The results of these merchant fees for credit card and debit card transactions, and particularly the high credit card fees, is that a type of “sales tax” funnels billions of dollars each year out of the pockets of ordinary consumers, as well as retailers, and into the coffers of banks and credit card companies. This is just one way that the financial services industry makes money at the expense of ordinary people. Even if you pay your credit card balance each month, we are all collectively paying the costs of using credit cards.
What can we do about this injustice? While the retailer court challenge to the Fed’s inflated debit transaction fee rates failed, these fees are still a tiny percentage of the fees that credit card companies charge. To encourage financial justice, we must all use our debit cards when making retail purchases rather than credit. The result is that we collectively lower retail transaction fees from as much as 5% down to a regulated rate of .05%. This is a significant savings that retailers will eventually pass on to consumers if enough consumers start selecting “debit” and punching in their pin numbers. Do you want to be very radical?
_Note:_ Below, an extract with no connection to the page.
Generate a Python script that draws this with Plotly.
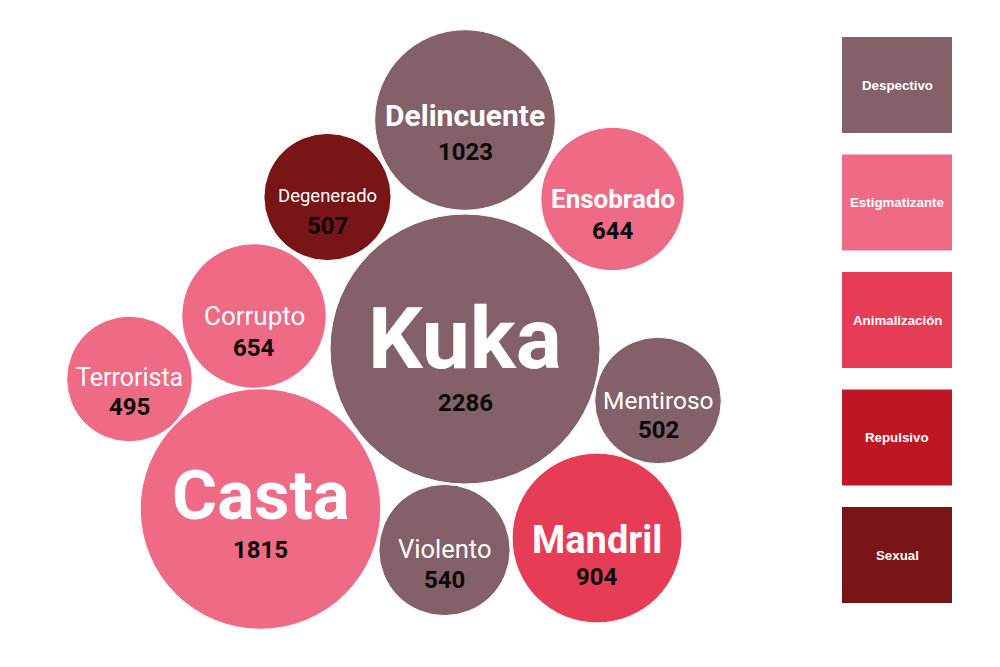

You could even use cash to pay for retail purchases, but what do you do then with all of the pocket change!?
I should note that there are times that I will use my credit card, and I always keep my credit card with me for emergencies. I always use my credit card where security or fear of swiping/card theft is a concern (e.g., restaurants), and I always use my credit card for car rentals to take advantage of the built-in car insurance in my card. However, I no longer use my credit card to take advantage of the “cash back” benefit, because I realize that I’m just harming all consumers by accepting this sort of “bribe” from the credit card companies. I hope you will do the same. Together we can start to take back some of our financial freedom from the finance industry!